Hasard du calendrier, la Dares, service statistique du ministère du Travail, a publié ces derniers jours une courte étude fort intéressante sur le sujet. Et sa conclusion risque de décevoir les personnes convaincues que les Français sont des fainéants... (...)
Les difficultés de recrutement s’expliquent en effet essentiellement par des facteurs qui n’ont rien à voir avec les chômeurs. A vrai dire, la littérature l’avait déjà montré depuis longtemps. Mais cette étude offre de nouveaux éléments intéressants.
Le premier d’entre eux est une simple comparaison internationale. La plupart des pays comparables à la France (Allemagne, Espagne et Italie) connaissent tous une progression de ces pénuries de main-d’œuvre. C’est un phénomène classique en sortie de crise, parce que l’activité redémarre rapidement, et qu’elle modifie les structures de l’économie, par exemple lorsque les anciens serveurs dans la restauration se reconvertissent dans d’autres secteurs.
Si le système français de protection sociale était aussi généreux que le prétendent ses contempteurs, on constaterait une singularité française en matière de tensions sur les embauches. Or, la France suit la tendance générale, et dans de moindres proportions que l’Allemagne, qui ne dispose pas d’un système d’assurance chômage particulièrement magnanime, mais qui à l’inverse a développé un système flexible de mini-jobs.
Pour aller plus loin, l’étude de la Dares – probablement réalisée avant la polémique actuelle sur le manque de personnel – se penche sur les raisons structurelles de la progression des difficultés de recrutement, déjà présentes bien avant la crise. (...)
Structurellement, le facteur le plus décisif est celui de la formation. Dans un tiers des cas, pointe la Dares, les demandeurs d’emploi n’ont pas les compétences requises pour exercer des métiers qui sont pourtant attractifs du point de vue des conditions de travail.
« Cela concerne beaucoup de métiers pointus de l’industrie (techniciens de la mécanique ou de l’électricité par exemple), du bâtiment (plombiers, charpentiers) et la quasi-totalité des métiers d’ingénieurs dans l’industrie, le bâtiment ou l’informatique », écrit l’organisme. (...)
Deuxième facteur le plus important : les salaires et les conditions d’emploi concernent un quart des difficultés de recrutement.
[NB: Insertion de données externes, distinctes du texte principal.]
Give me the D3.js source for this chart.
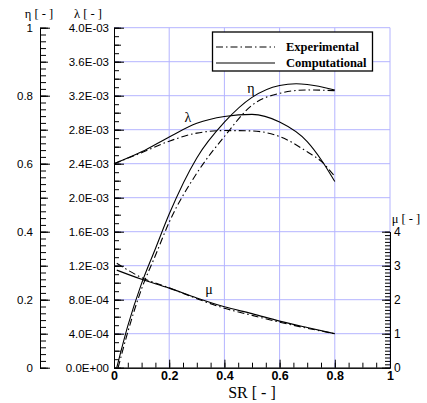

Se situent dans cette catégorie les aides à domicile, les conducteurs routiers, les ouvriers non qualifiés de l’industrie (agroalimentaire, bois, métal, etc.), ou certains ouvriers qualifiés de l’industrie et du bâtiment, ainsi que les serveurs.
Dans un cas sur cinq, poursuit la Dares, les deux facteurs précédemment cités se cumulent. (...)
L’aggravation récente des difficultés s’explique par le niveau des salaires et les mauvaises conditions de travail, qui n’ont pas suffisamment progressé ces cinq dernières années. Une étude précieuse à mettre sur toutes les tables de négociation qui s’ouvrent en ce moment sur la question des rémunérations.